(Entries with chart source code)
☆ ☆ ☆

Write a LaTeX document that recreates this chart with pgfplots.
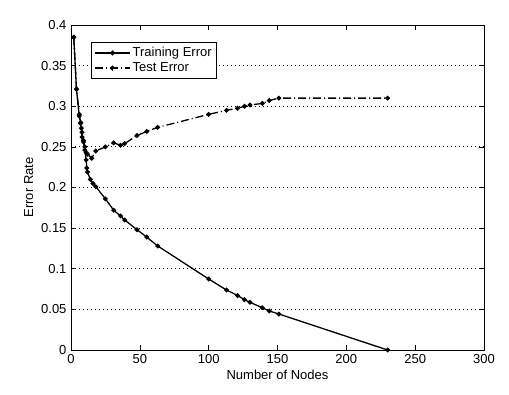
\documentclass[border=0pt]{standalone}
\usepackage{fontspec}
\setmainfont{Liberation Sans}
\usepackage{pgfplots}
\pgfplotsset{compat=1.18}
\begin{document}
\fontsize{13}{15}\selectfont
\begin{tikzpicture}
\begin{axis}[
  scale only axis,
  width=413pt, height=325pt,
  xmin=0, xmax=300, ymin=0, ymax=0.4,
  xtick={0,50,...,300},
  ytick={0,0.05,...,0.4},
  yticklabels={0,0.05,0.1,0.15,0.2,0.25,0.3,0.35,0.4},
  /pgf/number format/assume math mode=true,
  tick label style={font=\fontsize{13}{15}\selectfont},
  label style={font=\fontsize{13}{15}\selectfont},
  tick align=inside,
  major tick length=5pt,
  tick style={black, line width=0.6pt},
  axis line style={line width=0.8pt},
  ymajorgrids,
  major grid style={black, line width=0.8pt, dash pattern=on 0.8pt off 3.2pt},
  xlabel={Number of Nodes},
  ylabel={Error Rate},
  xlabel style={yshift=3pt},
  ylabel style={yshift=-1pt},
  clip=false,
  legend cell align=left,
  legend style={at={(0.0484,0.948)}, anchor=north west, draw=black, line width=0.8pt,
    inner xsep=3pt, inner ysep=3pt, row sep=0pt, font=\fontsize{13}{15}\selectfont},
  legend image code/.code={\draw[#1] (0pt,0pt) -- (35pt,0pt); \fill (17.5pt,0pt) circle (1.8pt);},
]
\addplot[black, line width=1.3pt, mark=*, mark size=1.7pt] coordinates {
(2,0.385)(4,0.321)(6,0.288)(7,0.280)(7.5,0.273)(8,0.262)(9,0.256)(10,0.246)(11,0.234)(11.5,0.224)(12,0.219)(14,0.210)(16,0.205)(18,0.201)(25,0.186)(31,0.172)(36,0.165)(39,0.160)(48,0.148)(55,0.139)(63,0.128)(100,0.0874)(113,0.0738)(121,0.067)(126,0.062)(130,0.0587)(139,0.052)(144,0.048)(151,0.0443)(230,0.0)
};
\addlegendentry{Training Error}
\addplot[black, line width=1.3pt, dash pattern=on 8pt off 3pt on 1pt off 3pt, mark=*, mark size=1.7pt, mark options={solid}] coordinates {
(2,0.385)(4,0.321)(6,0.290)(7,0.279)(8,0.268)(9,0.258)(10,0.250)(11,0.243)(12,0.241)(15,0.236)(18,0.245)(25,0.250)(31,0.255)(36,0.252)(39,0.254)(48,0.264)(55,0.269)(63,0.274)(100,0.290)(113,0.295)(121,0.2975)(126,0.300)(130,0.3015)(139,0.3035)(144,0.307)(151,0.310)(230,0.310)
};
\addlegendentry{Test Error}
\path ([xshift=-71pt,yshift=-44pt]rel axis cs:0,0) rectangle ([xshift=25pt,yshift=25pt]rel axis cs:1,1);
\end{axis}
\end{tikzpicture}
\end{document}
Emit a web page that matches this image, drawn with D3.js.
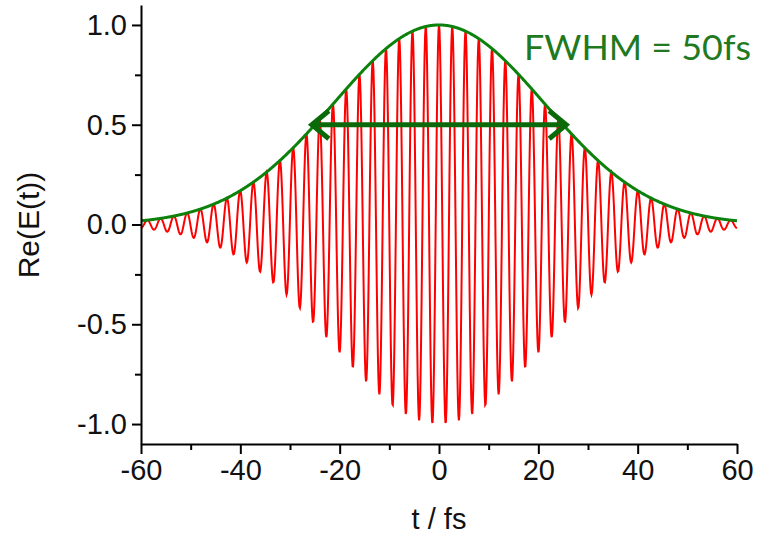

☆ ☆ ☆

### EXERCISE REQUIREMENTS
Repeat the records word for word. Any picture in them should be left out.

### PROBLEM SOLUTION
Write a LaTeX document that recreates this chart with pgfplots.
\documentclass[border=0pt]{standalone}
\usepackage{fontspec}
\setmainfont{Liberation Sans}
\usepackage{pgfplots}
\pgfplotsset{compat=1.18}
\begin{document}
\fontsize{13}{15}\selectfont
\begin{tikzpicture}
\begin{axis}[
  scale only axis,
  width=413pt, height=325pt,
  xmin=0, xmax=300, ymin=0, ymax=0.4,
  xtick={0,50,...,300},
  ytick={0,0.05,...,0.4},
  yticklabels={0,0.05,0.1,0.15,0.2,0.25,0.3,0.35,0.4},
  /pgf/number format/assume math mode=true,
  tick label style={font=\fontsize{13}{15}\selectfont},
  label style={font=\fontsize{13}{15}\selectfont},
  tick align=inside,
  major tick length=5pt,
  tick style={black, line width=0.6pt},
  axis line style={line width=0.8pt},
  ymajorgrids,
  major grid style={black, line width=0.8pt, dash pattern=on 0.8pt off 3.2pt},
  xlabel={Number of Nodes},
  ylabel={Error Rate},
  xlabel style={yshift=3pt},
  ylabel style={yshift=-1pt},
  clip=false,
  legend cell align=left,
  legend style={at={(0.0484,0.948)}, anchor=north west, draw=black, line width=0.8pt,
    inner xsep=3pt, inner ysep=3pt, row sep=0pt, font=\fontsize{13}{15}\selectfont},
  legend image code/.code={\draw[#1] (0pt,0pt) -- (35pt,0pt); \fill (17.5pt,0pt) circle (1.8pt);},
]
\addplot[black, line width=1.3pt, mark=*, mark size=1.7pt] coordinates {
(2,0.385)(4,0.321)(6,0.288)(7,0.280)(7.5,0.273)(8,0.262)(9,0.256)(10,0.246)(11,0.234)(11.5,0.224)(12,0.219)(14,0.210)(16,0.205)(18,0.201)(25,0.186)(31,0.172)(36,0.165)(39,0.160)(48,0.148)(55,0.139)(63,0.128)(100,0.0874)(113,0.0738)(121,0.067)(126,0.062)(130,0.0587)(139,0.052)(144,0.048)(151,0.0443)(230,0.0)
};
\addlegendentry{Training Error}
\addplot[black, line width=1.3pt, dash pattern=on 8pt off 3pt on 1pt off 3pt, mark=*, mark size=1.7pt, mark options={solid}] coordinates {
(2,0.385)(4,0.321)(6,0.290)(7,0.279)(8,0.268)(9,0.258)(10,0.250)(11,0.243)(12,0.241)(15,0.236)(18,0.245)(25,0.250)(31,0.255)(36,0.252)(39,0.254)(48,0.264)(55,0.269)(63,0.274)(100,0.290)(113,0.295)(121,0.2975)(126,0.300)(130,0.3015)(139,0.3035)(144,0.307)(151,0.310)(230,0.310)
};
\addlegendentry{Test Error}
\path ([xshift=-71pt,yshift=-44pt]rel axis cs:0,0) rectangle ([xshift=25pt,yshift=25pt]rel axis cs:1,1);
\end{axis}
\end{tikzpicture}
\end{document}
Emit a web page that matches this image, drawn with D3.js.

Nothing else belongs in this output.